Task to complete |
Starting at the line containing "Write the Plotly code for this chart.", please quote every line up to and including the line containing "import plotly.graph_objects as go", exactly, and nothing beyond.

Data extracted from a collection |
-- Begin --
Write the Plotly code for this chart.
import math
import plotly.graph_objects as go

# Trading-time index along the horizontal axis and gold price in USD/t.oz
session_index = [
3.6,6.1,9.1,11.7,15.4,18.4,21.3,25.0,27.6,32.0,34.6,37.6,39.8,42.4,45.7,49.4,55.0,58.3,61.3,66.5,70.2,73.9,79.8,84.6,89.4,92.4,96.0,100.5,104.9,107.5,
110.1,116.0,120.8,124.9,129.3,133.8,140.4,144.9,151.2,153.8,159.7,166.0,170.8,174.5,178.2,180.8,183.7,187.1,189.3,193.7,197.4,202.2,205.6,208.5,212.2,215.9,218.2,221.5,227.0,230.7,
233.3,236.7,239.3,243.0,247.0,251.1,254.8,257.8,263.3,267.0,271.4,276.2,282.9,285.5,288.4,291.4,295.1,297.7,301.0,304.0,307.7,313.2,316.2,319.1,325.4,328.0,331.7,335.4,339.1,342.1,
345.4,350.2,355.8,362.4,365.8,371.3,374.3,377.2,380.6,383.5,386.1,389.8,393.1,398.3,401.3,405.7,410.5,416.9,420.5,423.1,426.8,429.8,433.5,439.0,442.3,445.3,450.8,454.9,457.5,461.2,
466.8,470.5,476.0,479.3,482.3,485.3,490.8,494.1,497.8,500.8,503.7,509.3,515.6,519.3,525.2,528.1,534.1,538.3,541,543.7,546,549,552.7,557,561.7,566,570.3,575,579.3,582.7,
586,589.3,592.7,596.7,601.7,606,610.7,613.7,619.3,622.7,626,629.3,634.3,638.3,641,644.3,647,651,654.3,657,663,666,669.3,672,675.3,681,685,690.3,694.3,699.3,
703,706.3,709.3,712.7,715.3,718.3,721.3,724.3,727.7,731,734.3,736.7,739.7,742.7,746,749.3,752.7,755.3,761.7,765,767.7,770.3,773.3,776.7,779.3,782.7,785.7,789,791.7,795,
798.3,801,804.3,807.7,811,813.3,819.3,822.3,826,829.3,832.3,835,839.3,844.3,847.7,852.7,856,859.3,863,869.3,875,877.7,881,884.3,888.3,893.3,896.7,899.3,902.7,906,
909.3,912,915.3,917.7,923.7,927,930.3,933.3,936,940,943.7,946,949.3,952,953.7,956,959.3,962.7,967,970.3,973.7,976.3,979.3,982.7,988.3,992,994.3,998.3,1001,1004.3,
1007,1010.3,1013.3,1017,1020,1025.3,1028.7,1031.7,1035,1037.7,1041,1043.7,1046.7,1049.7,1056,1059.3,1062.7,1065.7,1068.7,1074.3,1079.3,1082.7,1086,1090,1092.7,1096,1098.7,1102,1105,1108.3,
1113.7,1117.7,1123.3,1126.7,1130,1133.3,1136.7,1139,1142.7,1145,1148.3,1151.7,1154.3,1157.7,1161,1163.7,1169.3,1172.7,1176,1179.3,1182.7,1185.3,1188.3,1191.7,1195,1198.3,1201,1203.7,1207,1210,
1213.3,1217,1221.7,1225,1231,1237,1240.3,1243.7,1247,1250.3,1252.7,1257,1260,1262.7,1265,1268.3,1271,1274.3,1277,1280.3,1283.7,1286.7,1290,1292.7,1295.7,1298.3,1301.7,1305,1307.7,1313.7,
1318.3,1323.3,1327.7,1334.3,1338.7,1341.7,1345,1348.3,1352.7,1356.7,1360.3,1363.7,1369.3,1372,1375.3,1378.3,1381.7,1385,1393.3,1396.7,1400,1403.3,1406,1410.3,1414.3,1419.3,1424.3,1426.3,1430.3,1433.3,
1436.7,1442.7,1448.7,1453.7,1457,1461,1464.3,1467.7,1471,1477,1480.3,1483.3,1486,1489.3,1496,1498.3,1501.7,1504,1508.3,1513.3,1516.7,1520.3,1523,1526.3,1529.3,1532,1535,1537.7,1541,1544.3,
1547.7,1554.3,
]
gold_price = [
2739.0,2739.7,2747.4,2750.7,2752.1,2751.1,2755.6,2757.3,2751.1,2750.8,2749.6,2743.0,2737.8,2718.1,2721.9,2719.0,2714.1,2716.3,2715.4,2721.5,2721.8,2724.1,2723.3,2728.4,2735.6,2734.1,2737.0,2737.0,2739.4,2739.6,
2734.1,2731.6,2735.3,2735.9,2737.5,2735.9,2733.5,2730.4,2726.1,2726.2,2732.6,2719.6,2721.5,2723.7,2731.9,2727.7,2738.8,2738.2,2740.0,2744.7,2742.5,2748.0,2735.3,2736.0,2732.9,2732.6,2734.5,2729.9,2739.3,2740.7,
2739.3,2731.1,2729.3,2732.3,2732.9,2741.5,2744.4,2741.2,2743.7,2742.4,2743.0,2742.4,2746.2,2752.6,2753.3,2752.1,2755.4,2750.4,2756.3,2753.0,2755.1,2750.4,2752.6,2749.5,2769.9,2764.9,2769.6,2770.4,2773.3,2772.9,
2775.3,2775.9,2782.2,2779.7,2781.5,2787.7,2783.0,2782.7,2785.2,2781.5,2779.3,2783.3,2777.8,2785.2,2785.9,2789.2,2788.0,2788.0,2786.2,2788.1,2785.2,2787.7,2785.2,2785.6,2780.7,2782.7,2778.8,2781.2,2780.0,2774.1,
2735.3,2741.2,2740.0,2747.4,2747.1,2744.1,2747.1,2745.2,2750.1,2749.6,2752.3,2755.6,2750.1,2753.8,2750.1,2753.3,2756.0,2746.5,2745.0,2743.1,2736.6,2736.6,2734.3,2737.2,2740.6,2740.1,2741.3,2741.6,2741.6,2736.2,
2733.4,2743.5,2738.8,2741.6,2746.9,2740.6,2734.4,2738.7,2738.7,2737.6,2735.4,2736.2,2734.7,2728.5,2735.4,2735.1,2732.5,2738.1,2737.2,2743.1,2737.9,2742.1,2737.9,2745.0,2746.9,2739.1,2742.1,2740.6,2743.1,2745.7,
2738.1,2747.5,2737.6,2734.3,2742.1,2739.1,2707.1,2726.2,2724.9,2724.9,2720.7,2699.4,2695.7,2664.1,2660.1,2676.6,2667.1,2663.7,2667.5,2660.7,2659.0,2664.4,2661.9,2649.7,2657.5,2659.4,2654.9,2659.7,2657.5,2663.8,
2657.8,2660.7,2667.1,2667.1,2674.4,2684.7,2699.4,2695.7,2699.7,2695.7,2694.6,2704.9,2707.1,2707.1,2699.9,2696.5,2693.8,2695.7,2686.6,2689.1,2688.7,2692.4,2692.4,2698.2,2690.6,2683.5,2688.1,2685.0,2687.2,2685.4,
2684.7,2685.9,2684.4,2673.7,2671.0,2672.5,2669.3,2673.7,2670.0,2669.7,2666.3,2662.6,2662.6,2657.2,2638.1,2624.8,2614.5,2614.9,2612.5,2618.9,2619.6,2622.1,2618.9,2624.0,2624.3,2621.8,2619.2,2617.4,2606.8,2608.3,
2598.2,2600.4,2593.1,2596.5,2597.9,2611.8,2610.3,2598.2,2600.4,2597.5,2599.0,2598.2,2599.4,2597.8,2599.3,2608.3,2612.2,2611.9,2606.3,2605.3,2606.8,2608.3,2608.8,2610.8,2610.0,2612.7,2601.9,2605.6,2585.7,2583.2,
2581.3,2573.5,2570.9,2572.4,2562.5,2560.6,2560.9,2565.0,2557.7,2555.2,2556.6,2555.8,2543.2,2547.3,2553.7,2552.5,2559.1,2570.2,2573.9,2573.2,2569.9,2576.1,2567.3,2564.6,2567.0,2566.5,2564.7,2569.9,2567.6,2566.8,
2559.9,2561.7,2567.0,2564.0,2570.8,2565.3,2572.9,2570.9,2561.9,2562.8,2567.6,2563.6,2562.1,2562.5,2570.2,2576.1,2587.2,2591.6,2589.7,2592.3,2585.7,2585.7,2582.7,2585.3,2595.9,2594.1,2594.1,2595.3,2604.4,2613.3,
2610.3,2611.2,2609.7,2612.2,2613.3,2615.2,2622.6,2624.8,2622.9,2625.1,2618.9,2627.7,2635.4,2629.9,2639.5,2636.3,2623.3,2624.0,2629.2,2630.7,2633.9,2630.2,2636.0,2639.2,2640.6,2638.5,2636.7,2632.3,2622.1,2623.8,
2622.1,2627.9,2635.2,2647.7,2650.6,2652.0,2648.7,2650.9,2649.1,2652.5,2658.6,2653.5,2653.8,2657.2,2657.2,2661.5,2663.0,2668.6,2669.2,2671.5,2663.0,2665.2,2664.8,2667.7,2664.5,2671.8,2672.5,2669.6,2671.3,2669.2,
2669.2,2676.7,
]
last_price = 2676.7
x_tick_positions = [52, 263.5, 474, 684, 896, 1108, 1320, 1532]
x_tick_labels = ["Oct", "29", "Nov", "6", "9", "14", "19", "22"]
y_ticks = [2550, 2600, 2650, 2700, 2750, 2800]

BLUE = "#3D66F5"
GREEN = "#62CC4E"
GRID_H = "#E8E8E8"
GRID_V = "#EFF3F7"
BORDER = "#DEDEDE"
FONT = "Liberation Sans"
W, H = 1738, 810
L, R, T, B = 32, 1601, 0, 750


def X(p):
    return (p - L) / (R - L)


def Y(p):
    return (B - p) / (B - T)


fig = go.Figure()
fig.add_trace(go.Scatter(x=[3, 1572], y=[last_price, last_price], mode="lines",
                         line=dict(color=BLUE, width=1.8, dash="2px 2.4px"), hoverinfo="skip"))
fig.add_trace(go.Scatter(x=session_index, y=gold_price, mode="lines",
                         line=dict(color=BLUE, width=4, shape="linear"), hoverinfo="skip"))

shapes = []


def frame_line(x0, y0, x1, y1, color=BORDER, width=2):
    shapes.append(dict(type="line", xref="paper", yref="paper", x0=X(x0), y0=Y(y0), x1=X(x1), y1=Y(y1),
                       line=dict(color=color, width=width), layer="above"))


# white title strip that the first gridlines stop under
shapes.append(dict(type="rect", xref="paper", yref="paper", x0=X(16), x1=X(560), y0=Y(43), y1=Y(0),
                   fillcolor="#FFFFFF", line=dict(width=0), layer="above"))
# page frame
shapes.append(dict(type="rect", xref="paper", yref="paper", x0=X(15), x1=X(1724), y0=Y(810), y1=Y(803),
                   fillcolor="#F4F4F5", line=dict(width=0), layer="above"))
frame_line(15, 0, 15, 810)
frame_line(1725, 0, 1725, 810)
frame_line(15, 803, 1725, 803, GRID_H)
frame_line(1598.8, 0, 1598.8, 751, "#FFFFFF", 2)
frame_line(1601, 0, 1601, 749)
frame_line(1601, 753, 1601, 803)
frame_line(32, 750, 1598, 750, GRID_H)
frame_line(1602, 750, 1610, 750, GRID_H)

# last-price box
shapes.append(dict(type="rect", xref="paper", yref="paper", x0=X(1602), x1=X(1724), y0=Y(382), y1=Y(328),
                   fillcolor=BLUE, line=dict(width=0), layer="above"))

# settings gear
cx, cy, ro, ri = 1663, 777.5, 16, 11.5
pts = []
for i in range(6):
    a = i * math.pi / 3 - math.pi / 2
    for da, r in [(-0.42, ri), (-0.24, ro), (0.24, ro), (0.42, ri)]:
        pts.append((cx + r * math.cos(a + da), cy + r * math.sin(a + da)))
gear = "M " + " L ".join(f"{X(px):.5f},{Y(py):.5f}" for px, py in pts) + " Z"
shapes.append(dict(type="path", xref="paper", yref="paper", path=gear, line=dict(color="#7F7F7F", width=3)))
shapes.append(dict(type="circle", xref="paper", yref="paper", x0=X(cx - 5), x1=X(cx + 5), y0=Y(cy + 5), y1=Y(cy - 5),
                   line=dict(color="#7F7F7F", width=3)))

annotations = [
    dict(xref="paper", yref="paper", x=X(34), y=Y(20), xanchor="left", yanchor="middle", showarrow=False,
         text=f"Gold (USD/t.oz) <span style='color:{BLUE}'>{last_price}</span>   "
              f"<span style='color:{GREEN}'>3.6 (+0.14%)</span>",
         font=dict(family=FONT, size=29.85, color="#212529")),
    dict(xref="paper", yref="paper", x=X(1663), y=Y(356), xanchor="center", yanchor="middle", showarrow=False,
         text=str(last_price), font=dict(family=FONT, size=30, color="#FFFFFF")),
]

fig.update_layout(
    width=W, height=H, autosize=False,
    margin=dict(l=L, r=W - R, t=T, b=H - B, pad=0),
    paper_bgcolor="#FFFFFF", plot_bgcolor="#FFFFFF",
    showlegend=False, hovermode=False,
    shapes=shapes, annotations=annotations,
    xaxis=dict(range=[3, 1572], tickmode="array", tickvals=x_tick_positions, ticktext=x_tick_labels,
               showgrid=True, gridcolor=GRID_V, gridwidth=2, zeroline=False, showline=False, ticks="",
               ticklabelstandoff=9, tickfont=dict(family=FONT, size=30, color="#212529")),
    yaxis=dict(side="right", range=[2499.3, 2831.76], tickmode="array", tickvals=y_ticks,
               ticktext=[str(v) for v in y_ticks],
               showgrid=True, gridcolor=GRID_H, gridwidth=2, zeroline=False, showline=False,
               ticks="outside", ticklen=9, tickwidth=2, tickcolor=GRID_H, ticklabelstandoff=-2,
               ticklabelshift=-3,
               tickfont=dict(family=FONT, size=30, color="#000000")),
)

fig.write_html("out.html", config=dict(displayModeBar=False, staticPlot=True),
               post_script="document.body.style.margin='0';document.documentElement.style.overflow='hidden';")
-- End --
-- Begin --
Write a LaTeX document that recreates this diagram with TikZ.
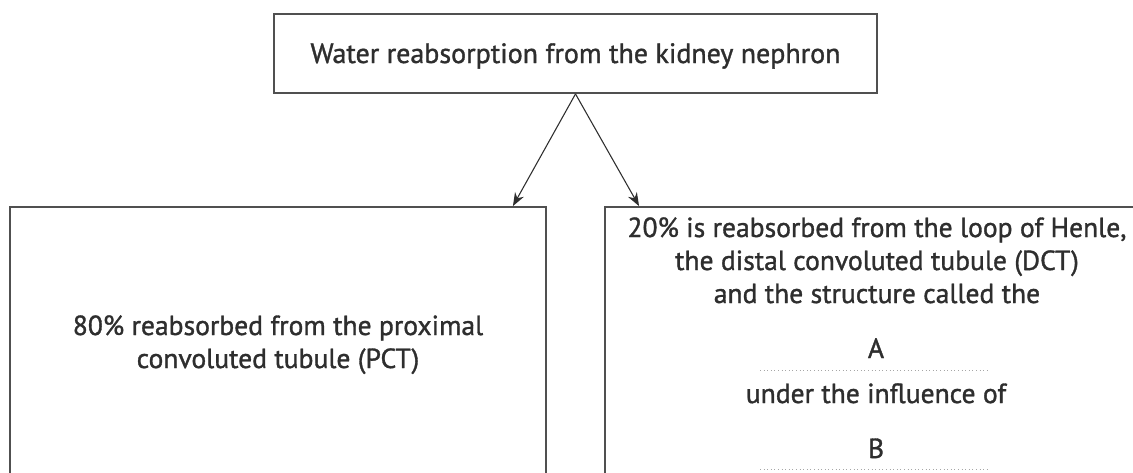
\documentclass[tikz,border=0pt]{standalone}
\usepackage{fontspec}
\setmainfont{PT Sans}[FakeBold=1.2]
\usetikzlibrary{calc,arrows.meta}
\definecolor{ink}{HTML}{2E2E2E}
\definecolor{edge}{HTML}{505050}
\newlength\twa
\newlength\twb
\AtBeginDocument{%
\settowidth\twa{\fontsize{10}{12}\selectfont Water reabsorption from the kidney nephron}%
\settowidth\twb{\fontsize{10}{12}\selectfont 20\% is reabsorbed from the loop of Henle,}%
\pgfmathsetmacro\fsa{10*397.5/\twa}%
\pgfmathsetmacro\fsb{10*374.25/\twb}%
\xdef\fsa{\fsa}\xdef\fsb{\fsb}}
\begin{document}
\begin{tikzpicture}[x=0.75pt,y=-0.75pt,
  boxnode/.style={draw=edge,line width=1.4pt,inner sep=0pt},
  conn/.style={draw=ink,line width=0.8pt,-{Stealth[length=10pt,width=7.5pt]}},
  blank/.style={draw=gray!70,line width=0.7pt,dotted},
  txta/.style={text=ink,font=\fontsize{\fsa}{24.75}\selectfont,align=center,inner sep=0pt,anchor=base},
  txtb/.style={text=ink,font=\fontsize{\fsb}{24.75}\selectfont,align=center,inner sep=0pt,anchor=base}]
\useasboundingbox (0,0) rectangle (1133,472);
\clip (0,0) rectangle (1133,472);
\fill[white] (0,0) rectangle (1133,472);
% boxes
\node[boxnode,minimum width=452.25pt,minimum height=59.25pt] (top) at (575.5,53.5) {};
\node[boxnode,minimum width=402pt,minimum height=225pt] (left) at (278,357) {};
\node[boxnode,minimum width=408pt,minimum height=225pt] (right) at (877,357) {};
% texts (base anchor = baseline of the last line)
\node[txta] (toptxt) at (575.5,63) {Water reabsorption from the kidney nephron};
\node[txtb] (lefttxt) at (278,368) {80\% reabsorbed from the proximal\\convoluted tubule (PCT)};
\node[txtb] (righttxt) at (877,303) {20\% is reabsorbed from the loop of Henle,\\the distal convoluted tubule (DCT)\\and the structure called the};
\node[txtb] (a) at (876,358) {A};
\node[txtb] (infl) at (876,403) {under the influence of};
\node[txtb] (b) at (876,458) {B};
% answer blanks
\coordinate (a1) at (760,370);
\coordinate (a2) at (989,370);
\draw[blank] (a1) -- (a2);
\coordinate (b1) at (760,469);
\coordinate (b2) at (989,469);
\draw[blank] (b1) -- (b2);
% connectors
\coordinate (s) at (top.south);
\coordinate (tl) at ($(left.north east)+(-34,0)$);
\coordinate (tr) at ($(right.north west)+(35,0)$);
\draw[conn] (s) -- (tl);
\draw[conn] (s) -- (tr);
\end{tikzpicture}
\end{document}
-- End --
-- Begin --
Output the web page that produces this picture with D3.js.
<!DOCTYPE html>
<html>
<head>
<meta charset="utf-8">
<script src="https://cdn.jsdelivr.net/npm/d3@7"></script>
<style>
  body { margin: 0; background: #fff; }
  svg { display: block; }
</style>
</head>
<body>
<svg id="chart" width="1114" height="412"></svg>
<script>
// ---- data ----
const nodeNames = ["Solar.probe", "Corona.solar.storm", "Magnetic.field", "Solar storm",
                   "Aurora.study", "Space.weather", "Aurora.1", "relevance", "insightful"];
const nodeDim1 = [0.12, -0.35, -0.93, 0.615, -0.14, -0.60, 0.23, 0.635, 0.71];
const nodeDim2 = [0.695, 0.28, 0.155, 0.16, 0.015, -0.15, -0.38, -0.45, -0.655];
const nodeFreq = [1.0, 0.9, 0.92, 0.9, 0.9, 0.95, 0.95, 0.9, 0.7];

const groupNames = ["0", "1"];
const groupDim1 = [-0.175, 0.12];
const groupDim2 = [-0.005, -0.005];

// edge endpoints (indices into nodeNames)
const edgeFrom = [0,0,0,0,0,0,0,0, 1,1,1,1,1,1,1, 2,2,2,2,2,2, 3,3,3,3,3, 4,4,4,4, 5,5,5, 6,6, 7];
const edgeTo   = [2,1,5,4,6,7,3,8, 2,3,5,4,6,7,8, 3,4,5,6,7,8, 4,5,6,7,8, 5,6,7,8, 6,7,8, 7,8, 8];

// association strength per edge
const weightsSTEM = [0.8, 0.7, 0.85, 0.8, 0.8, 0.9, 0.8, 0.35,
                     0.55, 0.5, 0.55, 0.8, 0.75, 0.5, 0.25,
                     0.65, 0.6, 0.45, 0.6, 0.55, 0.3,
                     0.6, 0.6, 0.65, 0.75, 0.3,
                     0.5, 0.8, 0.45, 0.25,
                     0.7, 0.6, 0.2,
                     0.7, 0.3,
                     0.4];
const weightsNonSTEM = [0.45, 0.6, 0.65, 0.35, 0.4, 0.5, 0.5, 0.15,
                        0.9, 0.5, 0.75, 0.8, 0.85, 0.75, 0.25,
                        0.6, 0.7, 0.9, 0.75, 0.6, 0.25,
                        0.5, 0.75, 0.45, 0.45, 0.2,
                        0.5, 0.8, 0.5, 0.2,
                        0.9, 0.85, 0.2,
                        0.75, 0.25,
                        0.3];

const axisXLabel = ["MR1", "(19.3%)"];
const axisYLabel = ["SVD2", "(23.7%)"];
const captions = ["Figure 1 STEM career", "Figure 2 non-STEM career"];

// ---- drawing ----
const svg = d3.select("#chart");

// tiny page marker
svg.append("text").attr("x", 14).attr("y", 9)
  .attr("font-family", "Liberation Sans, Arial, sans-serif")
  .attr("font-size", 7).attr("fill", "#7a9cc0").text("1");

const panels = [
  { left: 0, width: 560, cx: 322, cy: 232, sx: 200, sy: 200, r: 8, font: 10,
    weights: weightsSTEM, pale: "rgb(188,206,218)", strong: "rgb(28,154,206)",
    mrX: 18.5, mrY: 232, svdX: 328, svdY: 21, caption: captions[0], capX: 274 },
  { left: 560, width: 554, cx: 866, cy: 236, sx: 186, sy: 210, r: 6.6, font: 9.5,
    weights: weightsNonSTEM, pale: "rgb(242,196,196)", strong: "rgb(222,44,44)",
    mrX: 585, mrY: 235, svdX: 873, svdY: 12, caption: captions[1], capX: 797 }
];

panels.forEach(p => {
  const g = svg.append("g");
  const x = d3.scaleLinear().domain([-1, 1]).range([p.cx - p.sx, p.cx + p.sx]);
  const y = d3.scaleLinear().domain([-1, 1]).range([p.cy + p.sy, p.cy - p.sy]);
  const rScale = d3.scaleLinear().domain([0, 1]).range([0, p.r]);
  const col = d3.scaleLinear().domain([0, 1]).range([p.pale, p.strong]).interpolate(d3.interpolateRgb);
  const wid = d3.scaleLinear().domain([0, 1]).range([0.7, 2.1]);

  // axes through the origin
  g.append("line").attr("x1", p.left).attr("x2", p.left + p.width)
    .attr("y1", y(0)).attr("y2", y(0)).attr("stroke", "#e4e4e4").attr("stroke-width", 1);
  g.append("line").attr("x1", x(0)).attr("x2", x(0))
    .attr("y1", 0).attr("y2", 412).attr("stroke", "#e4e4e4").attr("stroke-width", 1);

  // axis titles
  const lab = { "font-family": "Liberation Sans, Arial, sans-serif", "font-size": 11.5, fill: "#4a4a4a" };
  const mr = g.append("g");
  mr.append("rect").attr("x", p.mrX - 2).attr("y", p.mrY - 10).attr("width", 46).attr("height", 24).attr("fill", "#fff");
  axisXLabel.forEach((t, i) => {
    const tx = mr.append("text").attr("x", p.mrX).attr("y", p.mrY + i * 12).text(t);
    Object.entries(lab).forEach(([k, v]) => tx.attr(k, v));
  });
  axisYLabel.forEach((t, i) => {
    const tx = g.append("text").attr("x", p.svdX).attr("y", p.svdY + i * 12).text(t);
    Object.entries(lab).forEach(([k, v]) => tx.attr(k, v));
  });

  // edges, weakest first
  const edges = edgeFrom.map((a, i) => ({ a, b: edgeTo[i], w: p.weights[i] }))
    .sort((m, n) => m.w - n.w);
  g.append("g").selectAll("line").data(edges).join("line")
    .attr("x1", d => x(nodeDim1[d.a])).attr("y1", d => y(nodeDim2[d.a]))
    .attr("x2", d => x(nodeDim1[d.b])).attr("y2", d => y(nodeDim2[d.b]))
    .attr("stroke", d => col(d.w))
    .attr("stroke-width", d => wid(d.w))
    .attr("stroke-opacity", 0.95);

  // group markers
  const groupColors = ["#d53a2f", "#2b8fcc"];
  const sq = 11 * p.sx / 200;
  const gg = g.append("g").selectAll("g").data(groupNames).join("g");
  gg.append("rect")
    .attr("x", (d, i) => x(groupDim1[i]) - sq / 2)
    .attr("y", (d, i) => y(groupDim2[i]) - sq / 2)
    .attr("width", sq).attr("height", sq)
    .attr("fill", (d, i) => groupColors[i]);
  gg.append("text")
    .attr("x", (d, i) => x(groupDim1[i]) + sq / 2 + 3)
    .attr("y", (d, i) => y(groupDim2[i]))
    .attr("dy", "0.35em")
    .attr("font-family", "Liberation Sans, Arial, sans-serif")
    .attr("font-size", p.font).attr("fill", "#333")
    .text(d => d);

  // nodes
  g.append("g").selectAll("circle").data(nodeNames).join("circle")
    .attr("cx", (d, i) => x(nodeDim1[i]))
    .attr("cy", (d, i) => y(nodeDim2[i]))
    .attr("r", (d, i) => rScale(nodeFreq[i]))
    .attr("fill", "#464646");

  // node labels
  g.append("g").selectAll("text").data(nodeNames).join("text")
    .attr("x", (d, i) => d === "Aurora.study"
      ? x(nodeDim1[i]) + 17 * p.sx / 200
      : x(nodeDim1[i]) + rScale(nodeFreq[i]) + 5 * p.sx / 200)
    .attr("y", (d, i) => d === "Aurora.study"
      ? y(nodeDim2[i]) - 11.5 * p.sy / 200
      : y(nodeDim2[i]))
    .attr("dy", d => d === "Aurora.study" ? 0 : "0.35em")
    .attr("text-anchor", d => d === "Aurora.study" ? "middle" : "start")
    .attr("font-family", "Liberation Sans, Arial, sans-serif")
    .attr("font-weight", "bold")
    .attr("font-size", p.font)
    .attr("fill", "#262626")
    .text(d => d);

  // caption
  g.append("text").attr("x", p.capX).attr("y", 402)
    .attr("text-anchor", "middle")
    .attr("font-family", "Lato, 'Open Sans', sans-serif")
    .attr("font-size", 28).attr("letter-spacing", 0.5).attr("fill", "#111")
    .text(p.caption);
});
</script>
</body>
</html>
-- End --
The solution |
Write the Plotly code for this chart.
import math
import plotly.graph_objects as go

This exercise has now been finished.